Thespian Nasiruddin Yusuf Bachchu said Bachchu was always a favourite among the youth for his song that celebrated life and love.
‘Bachchu will continue to influence the work of generations to come,’ said Nasiruddin Yusuf.
Around noon, at the end of the long line at Shaheed Minar stood Rustam, a 26-year-old youth, with a red rose in his hand. He said Bachchu inspired him to take music lessons and that he was learning to play keyboard.
‘I loved his song Ammajan so much,’ said Rustam, who came from Malibagh.
In front of him was Zariat, a 12-year-old boy, with a red rose in hand. He loved Bachchu’s famous number ‘Ek Akasher Tara Tui…’

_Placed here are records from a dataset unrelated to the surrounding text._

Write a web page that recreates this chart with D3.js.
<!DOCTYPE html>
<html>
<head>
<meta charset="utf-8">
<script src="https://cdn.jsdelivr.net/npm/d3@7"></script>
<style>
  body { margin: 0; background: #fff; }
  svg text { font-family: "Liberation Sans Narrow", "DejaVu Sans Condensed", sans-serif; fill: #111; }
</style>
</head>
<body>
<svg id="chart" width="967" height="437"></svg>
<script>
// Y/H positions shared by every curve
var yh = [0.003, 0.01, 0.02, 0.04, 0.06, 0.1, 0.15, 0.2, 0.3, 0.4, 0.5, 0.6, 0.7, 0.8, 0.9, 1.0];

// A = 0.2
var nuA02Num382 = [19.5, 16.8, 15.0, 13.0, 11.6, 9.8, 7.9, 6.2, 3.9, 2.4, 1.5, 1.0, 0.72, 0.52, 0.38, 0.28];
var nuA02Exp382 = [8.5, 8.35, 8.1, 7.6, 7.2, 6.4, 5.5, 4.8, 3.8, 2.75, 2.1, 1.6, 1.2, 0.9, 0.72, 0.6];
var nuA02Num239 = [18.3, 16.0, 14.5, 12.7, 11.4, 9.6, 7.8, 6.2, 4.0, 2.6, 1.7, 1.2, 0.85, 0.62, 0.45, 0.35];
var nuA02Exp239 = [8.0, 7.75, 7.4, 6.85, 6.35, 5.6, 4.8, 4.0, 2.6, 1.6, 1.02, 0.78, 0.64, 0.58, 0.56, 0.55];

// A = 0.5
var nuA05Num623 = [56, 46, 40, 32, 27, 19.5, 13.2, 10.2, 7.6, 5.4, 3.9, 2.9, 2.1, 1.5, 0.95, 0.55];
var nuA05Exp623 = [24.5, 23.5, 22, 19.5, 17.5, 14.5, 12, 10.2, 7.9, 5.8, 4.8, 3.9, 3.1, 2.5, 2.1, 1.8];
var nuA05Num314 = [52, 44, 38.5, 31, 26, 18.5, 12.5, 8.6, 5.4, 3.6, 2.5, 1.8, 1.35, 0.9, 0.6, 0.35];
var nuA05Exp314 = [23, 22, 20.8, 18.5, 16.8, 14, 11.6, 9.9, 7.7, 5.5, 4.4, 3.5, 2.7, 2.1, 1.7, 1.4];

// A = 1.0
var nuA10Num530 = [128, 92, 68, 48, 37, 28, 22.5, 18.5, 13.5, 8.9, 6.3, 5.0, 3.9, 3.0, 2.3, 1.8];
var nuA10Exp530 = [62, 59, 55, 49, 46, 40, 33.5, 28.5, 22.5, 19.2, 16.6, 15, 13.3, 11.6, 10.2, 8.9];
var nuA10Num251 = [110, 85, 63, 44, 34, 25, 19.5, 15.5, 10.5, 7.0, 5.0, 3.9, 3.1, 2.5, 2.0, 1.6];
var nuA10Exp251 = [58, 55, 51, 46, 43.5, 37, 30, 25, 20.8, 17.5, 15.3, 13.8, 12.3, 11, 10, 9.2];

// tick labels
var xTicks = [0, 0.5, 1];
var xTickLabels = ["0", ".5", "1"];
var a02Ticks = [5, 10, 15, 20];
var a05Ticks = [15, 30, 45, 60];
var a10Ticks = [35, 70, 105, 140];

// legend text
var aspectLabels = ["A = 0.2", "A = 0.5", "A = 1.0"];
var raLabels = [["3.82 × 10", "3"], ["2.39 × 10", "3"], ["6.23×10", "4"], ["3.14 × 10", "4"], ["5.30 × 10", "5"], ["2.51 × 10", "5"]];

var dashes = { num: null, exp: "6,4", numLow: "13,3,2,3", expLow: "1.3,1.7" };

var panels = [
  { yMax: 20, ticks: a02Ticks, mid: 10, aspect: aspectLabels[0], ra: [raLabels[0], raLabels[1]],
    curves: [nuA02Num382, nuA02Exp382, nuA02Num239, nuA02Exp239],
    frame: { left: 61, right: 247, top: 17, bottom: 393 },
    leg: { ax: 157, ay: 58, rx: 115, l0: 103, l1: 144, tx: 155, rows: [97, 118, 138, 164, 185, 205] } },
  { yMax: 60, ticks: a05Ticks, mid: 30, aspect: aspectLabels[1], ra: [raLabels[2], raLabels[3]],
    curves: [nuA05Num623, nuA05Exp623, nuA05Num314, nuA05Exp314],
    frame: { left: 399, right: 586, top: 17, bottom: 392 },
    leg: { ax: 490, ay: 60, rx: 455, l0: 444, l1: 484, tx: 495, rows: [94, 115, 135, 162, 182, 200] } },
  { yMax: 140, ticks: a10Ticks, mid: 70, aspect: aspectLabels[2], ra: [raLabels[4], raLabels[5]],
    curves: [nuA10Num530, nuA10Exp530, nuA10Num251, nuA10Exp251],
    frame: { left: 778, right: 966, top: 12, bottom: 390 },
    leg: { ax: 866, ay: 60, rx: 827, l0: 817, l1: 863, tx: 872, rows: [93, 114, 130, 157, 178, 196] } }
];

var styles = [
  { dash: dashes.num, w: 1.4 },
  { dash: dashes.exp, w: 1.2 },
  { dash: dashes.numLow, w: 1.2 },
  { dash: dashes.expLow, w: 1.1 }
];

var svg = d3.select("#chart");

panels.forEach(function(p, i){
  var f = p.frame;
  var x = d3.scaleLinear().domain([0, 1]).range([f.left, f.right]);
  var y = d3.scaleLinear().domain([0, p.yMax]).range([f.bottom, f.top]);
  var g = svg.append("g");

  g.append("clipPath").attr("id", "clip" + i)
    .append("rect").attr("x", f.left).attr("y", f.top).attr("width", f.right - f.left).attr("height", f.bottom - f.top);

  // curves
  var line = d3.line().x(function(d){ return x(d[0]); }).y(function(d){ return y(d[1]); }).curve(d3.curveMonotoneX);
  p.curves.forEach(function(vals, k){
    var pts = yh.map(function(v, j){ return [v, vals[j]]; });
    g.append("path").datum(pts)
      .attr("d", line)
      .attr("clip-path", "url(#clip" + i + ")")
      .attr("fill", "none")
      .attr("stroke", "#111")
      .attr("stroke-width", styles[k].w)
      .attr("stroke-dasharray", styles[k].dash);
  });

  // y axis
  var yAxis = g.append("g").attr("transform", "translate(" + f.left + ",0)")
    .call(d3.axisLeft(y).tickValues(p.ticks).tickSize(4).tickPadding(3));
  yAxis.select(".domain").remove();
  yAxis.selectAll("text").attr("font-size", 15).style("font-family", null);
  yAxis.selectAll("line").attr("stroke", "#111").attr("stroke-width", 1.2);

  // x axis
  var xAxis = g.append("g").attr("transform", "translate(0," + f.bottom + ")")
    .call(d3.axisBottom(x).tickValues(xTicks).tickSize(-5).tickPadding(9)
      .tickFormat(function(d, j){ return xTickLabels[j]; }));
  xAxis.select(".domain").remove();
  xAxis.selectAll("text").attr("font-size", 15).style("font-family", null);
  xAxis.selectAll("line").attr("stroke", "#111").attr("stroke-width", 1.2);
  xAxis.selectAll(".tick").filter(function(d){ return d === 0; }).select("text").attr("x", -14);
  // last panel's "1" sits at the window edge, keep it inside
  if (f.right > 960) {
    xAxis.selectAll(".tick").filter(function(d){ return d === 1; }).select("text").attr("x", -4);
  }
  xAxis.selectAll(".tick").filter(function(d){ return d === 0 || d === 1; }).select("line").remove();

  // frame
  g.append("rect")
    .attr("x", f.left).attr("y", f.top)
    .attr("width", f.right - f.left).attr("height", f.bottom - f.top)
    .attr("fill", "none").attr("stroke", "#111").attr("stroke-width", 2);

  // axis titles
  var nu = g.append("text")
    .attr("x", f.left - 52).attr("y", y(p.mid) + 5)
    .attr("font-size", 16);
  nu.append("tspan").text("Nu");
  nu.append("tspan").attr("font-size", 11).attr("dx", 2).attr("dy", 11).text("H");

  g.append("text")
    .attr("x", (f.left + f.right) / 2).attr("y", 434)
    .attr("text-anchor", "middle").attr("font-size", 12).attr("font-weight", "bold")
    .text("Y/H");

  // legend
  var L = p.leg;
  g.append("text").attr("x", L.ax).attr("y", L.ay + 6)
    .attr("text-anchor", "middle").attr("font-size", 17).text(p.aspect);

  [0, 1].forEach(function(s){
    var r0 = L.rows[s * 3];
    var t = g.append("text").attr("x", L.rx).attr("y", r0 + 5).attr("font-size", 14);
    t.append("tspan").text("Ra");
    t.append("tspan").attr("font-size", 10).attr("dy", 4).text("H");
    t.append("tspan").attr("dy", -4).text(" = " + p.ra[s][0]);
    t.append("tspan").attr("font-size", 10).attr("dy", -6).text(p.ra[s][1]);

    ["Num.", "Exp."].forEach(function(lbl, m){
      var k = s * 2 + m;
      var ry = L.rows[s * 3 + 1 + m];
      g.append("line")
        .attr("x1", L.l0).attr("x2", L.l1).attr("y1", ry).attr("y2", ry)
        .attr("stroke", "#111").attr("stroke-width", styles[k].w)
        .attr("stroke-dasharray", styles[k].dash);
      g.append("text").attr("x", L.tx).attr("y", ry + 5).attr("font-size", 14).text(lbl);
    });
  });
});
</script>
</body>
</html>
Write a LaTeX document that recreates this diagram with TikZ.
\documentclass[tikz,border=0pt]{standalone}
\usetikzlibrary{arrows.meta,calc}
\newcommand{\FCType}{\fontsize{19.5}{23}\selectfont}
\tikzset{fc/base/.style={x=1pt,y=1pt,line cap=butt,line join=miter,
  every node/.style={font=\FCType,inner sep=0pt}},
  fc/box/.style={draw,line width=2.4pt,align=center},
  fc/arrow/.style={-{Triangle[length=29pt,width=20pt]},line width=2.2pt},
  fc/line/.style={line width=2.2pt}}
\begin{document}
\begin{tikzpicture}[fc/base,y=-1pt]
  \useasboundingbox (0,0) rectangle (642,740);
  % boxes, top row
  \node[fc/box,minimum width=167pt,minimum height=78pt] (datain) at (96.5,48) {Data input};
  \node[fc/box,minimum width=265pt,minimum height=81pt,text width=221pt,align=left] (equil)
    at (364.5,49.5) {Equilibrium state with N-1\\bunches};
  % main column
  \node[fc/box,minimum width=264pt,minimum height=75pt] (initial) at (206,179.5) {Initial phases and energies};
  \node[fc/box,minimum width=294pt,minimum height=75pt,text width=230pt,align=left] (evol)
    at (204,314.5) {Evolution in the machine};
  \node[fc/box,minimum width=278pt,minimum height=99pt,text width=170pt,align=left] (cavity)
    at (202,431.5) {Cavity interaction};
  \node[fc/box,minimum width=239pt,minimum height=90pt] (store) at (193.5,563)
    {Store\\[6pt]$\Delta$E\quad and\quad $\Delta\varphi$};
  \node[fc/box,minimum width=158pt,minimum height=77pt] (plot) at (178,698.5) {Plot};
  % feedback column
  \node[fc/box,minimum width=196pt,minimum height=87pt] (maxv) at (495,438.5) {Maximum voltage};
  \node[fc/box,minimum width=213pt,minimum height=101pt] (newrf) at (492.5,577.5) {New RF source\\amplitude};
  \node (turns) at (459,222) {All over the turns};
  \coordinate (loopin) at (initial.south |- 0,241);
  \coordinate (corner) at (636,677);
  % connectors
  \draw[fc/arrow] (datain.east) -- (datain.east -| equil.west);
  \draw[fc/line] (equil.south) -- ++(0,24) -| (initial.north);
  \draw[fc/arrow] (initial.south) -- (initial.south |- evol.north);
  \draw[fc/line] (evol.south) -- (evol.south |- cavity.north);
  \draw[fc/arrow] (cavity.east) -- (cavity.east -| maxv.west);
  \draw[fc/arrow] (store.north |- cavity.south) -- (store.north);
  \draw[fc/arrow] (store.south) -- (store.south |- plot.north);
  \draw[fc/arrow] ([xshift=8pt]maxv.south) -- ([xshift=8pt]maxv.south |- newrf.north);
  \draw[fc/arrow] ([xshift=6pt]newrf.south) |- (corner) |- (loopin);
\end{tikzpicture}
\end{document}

A government car was parked beside them with its door open. The driver said that the younger brother of an influential secretary came to pay his last tribute to Bachchu. The brother was not there, perhaps standing somewhere in the line.
The driver found a way of paying tribute to the legend, by playing on the car stereo Bachchu’s famous number, ‘Shei Tumi Keno Eto Ochena Hole…’
Meanwhile repeated requests came through the loudspeaker urging people to move faster while paying their tributes in front of the coffin since thousands of people were waiting to attend the legend’s Janaza.
After the tribute was paid and the coffin was lifted to be taken to Eidgah for Janaza, those still in the line, running behind time, showered the coffin with the roses they had been holding in hand.
A crowd of over a hundred people gathered around the ambulance, which was to carry the body to the Eidgah, forming a human chain as they walked along the slowly moving car.
Some touched the car every now and then.
From behind came a final announcement from the loudspeaker, ‘We will miss you.’